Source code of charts
══════════════════════════════
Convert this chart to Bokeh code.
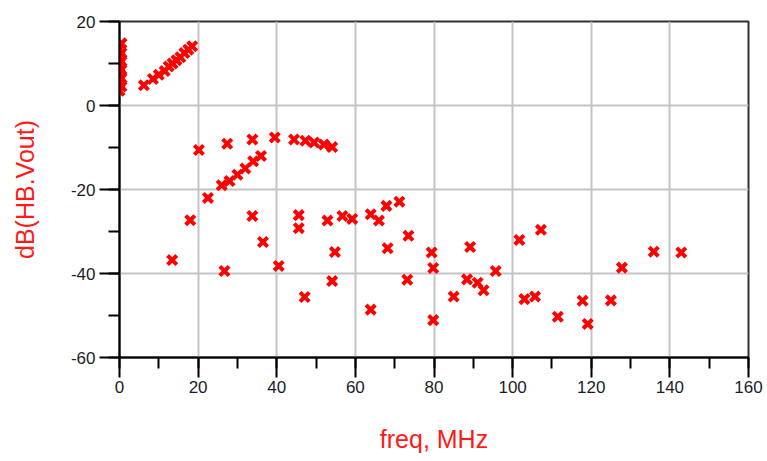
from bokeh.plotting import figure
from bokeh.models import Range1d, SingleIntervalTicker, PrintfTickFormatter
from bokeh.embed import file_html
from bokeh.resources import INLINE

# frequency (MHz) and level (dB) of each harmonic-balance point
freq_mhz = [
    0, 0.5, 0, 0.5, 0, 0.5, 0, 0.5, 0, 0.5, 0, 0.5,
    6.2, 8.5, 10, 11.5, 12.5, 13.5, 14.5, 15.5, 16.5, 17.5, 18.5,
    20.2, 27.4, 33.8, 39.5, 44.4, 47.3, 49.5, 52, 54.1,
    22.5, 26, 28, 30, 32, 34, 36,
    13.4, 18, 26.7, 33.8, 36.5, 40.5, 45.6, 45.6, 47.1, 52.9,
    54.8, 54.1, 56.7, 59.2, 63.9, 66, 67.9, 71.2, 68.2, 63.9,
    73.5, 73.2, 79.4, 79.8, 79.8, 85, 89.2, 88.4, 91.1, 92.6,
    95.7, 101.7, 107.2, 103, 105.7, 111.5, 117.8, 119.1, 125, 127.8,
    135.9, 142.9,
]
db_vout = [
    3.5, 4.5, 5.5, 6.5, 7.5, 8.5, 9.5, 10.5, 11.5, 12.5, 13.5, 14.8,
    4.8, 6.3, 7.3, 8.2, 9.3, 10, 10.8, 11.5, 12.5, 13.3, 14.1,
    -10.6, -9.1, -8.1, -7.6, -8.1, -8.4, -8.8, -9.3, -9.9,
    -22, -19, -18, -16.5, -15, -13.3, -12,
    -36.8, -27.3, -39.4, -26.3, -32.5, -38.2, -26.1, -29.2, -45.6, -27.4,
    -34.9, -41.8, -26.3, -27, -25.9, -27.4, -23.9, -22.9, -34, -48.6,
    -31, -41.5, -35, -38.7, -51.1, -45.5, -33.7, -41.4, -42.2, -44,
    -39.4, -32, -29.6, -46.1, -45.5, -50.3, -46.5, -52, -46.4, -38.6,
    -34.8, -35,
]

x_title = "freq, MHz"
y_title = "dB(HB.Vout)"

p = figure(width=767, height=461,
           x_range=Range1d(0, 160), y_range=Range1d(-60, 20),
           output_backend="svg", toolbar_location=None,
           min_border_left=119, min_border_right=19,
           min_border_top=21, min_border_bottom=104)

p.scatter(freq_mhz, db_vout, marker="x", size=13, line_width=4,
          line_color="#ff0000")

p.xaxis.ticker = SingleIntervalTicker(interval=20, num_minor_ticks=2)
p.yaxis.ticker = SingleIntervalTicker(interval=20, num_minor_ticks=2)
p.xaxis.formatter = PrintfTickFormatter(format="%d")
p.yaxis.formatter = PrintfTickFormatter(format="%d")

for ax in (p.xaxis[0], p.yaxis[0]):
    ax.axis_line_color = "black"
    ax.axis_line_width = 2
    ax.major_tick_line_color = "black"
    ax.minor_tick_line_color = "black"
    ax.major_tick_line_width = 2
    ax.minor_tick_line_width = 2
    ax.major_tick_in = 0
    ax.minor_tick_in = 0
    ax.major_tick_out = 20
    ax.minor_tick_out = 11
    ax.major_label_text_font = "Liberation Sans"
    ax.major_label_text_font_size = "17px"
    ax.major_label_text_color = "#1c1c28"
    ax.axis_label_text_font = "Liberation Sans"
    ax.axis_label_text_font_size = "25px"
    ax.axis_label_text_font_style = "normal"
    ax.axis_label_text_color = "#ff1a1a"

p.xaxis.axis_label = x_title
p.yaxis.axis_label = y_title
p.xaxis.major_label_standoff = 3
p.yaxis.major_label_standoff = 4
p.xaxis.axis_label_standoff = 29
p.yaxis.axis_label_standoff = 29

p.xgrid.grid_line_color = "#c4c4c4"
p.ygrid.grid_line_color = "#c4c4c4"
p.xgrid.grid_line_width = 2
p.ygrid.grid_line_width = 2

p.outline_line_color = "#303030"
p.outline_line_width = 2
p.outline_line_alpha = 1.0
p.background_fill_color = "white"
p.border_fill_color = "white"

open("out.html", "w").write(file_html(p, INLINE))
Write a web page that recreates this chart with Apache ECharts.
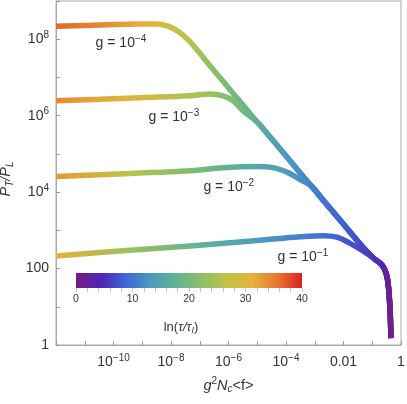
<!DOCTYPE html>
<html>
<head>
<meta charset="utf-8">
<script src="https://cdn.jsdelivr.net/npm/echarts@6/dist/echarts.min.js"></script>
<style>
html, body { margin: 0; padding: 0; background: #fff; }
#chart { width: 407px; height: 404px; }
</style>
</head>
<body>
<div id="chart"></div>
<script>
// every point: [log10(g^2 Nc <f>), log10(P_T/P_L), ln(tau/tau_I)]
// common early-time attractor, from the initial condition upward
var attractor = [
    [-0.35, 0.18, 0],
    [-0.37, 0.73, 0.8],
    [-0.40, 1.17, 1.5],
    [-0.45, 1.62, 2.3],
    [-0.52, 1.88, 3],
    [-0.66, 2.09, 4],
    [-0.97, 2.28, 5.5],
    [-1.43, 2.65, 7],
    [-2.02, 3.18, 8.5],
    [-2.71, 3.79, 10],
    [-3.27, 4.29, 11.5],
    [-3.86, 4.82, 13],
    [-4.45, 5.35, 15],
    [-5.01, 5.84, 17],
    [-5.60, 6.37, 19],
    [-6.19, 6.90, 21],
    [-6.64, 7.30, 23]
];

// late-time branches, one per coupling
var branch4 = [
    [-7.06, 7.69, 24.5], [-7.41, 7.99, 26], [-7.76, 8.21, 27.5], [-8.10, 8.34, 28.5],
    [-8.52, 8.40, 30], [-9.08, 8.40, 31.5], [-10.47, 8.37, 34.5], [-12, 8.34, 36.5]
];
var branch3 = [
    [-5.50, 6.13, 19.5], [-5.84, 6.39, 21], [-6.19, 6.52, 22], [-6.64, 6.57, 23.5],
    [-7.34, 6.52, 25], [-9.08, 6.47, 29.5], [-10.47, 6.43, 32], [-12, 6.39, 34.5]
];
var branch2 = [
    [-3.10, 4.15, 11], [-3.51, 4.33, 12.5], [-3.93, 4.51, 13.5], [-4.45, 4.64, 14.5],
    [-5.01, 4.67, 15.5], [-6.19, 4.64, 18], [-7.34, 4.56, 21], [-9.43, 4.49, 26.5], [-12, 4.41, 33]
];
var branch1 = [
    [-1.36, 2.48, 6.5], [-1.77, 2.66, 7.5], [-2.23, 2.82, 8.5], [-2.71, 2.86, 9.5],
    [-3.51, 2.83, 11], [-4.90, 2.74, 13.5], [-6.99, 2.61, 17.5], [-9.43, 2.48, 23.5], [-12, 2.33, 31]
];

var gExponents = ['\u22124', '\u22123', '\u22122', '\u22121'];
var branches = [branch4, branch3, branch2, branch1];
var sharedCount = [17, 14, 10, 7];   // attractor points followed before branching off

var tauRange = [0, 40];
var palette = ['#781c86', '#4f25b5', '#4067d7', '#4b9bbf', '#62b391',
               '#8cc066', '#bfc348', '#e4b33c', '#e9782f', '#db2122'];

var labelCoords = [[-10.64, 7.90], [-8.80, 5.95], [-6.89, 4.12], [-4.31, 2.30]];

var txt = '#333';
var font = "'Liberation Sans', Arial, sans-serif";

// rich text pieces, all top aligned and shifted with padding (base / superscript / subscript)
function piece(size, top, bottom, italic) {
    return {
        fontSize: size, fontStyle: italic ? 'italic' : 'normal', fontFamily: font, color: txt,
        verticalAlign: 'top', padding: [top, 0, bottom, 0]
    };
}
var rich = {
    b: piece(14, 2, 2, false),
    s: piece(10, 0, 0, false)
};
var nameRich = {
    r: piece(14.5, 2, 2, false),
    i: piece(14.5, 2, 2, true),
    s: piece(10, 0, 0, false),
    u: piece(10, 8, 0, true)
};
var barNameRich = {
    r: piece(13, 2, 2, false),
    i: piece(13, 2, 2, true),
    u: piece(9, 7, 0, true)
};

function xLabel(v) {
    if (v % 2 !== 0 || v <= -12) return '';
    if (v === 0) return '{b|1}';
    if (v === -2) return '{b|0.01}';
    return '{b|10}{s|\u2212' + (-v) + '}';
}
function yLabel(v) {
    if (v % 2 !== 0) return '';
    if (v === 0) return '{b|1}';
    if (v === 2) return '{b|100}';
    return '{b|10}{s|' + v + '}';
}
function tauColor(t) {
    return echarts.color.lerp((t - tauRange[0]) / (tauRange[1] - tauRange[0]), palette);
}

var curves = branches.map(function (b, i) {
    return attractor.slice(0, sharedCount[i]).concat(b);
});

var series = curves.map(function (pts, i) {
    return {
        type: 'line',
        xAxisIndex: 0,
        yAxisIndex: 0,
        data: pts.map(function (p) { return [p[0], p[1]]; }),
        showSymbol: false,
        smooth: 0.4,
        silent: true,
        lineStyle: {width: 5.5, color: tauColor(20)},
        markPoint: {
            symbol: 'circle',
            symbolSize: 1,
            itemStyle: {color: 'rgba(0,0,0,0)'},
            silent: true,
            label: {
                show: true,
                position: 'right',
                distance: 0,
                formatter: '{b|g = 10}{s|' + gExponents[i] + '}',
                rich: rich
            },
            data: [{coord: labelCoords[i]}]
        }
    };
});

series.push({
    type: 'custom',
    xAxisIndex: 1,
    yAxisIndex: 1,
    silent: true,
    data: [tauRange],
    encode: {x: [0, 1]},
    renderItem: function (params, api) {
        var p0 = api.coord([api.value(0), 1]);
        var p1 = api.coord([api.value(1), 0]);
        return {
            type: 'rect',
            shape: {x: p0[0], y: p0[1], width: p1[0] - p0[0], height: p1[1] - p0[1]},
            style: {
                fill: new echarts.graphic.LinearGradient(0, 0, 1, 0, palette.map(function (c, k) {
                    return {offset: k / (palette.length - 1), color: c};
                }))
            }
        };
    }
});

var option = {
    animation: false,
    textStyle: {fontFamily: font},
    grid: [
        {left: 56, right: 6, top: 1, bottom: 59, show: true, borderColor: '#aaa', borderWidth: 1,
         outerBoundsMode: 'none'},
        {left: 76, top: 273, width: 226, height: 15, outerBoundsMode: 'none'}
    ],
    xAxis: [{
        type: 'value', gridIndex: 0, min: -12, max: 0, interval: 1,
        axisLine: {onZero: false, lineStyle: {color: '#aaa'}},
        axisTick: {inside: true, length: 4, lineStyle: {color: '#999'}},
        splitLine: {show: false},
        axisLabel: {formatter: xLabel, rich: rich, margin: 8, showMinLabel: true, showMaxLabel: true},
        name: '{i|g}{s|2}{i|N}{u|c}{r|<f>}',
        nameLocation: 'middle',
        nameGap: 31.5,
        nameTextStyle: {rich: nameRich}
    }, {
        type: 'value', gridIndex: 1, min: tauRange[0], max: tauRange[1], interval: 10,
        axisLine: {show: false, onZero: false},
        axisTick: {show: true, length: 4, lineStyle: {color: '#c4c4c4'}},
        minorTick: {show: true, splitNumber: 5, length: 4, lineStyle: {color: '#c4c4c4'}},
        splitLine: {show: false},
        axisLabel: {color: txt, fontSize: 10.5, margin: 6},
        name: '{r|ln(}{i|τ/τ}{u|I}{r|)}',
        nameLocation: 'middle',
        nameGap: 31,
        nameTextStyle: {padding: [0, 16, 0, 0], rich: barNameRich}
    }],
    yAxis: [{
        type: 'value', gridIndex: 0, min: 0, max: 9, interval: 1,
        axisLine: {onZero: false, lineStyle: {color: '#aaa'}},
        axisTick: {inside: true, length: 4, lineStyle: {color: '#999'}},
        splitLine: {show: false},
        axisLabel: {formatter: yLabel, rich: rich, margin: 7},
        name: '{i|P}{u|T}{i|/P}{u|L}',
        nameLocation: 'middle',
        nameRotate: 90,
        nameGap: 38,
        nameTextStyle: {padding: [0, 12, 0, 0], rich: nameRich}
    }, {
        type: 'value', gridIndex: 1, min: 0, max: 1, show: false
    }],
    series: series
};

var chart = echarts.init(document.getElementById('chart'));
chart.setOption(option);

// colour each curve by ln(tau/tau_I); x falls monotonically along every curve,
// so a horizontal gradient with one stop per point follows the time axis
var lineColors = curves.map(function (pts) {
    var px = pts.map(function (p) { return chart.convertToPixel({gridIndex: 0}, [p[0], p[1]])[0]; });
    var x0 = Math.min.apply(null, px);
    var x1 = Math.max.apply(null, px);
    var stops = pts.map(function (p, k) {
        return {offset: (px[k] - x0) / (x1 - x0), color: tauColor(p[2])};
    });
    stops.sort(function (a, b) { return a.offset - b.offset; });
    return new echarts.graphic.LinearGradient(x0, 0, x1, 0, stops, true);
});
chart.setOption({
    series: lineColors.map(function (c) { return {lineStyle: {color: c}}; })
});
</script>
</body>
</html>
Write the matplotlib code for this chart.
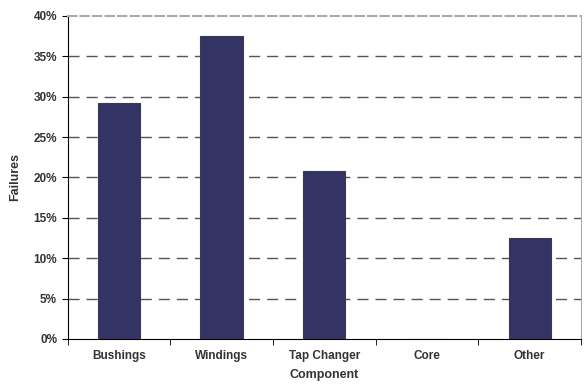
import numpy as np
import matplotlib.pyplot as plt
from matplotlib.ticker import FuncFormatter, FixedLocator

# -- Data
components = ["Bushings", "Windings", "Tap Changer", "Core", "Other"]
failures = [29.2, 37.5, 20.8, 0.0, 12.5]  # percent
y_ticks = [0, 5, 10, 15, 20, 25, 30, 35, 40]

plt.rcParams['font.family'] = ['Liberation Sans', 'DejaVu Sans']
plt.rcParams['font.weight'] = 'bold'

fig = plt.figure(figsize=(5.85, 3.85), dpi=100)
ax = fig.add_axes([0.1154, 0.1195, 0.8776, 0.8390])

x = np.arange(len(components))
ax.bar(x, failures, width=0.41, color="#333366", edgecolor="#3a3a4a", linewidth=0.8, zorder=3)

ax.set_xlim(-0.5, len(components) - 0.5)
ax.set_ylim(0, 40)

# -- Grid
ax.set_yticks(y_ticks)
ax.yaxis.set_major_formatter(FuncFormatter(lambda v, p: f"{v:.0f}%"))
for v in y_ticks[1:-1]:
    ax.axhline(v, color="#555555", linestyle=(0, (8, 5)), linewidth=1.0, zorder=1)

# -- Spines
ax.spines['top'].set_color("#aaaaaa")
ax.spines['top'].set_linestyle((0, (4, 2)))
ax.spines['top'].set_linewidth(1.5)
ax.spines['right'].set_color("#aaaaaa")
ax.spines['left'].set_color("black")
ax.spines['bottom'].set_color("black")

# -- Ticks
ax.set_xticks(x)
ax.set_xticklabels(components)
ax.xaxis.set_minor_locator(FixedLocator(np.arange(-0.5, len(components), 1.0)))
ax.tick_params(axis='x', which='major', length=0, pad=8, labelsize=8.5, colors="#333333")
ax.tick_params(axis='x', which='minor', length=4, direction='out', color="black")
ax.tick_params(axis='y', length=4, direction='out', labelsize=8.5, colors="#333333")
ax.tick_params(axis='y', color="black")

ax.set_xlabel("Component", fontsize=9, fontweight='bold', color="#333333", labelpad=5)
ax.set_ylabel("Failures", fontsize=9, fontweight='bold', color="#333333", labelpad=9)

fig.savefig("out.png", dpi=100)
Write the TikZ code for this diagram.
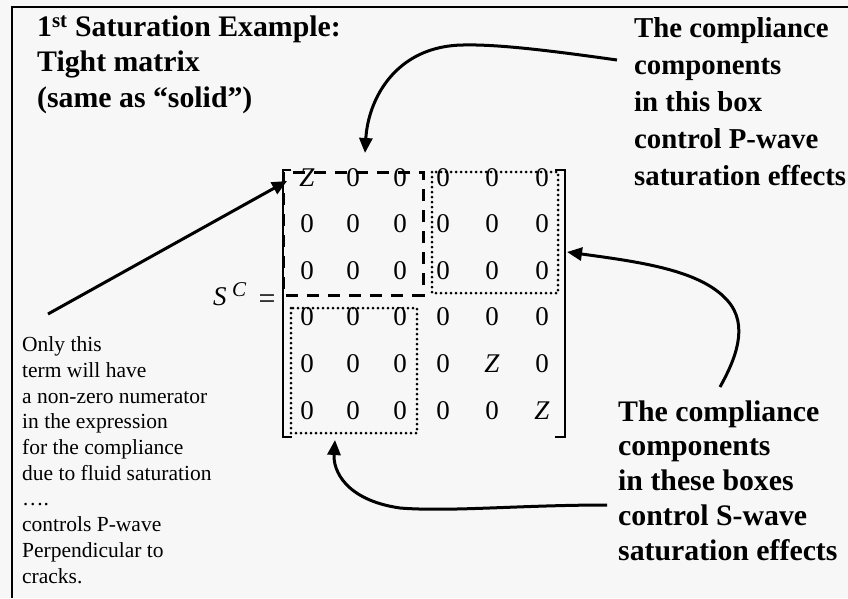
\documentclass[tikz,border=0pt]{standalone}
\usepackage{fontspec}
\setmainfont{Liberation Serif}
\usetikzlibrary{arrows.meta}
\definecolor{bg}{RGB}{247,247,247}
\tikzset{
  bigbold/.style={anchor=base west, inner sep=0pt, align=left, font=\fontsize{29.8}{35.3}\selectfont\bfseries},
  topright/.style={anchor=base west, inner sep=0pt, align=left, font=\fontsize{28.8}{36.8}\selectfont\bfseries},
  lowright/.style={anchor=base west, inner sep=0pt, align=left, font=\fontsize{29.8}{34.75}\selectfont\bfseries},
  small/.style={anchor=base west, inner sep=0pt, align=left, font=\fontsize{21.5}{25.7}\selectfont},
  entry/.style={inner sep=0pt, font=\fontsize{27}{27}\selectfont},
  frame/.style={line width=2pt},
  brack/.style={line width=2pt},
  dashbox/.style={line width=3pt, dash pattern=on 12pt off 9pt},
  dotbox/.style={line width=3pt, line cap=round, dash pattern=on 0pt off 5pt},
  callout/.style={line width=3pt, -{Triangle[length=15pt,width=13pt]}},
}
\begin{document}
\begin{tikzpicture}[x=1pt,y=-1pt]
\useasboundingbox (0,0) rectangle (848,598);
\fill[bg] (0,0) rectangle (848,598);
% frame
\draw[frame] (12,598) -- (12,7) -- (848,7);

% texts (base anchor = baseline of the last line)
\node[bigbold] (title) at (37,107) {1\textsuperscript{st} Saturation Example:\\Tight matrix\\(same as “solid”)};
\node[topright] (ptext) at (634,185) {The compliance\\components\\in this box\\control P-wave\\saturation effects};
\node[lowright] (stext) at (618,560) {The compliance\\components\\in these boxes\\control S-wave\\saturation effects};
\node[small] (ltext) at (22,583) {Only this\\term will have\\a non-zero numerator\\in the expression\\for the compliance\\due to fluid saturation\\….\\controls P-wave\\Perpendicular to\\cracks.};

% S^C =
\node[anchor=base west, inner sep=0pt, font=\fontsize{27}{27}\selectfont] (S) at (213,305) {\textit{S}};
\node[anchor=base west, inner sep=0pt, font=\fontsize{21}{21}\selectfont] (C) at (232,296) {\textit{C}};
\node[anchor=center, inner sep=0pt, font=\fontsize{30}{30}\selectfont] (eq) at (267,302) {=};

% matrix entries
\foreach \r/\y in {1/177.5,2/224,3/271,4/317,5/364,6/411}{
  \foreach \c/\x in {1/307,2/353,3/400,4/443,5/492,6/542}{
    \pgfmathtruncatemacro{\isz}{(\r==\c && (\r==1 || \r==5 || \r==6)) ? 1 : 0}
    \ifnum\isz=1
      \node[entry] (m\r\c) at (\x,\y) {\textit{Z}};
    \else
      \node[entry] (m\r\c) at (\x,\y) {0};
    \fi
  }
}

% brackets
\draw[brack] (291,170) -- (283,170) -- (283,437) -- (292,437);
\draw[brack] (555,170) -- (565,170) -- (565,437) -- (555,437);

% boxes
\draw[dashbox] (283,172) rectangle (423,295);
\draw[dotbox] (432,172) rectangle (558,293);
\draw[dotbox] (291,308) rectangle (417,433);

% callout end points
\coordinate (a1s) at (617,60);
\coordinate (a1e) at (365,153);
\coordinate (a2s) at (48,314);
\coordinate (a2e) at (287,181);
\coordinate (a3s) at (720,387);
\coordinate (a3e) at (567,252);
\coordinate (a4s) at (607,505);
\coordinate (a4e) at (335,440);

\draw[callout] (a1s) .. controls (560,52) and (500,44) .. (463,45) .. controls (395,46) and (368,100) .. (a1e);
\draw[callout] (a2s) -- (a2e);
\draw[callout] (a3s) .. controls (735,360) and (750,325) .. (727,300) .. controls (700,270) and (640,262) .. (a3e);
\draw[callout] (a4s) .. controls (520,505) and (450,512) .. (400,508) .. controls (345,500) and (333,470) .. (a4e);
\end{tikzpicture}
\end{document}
══════════════════════════════
*OBJECTIVE*.
Using the records above, list each line that includes "matplotlib".

*OUTPUT OF THE TASK*.
Write the matplotlib code for this chart.
import matplotlib.pyplot as plt
from matplotlib.ticker import FuncFormatter, FixedLocator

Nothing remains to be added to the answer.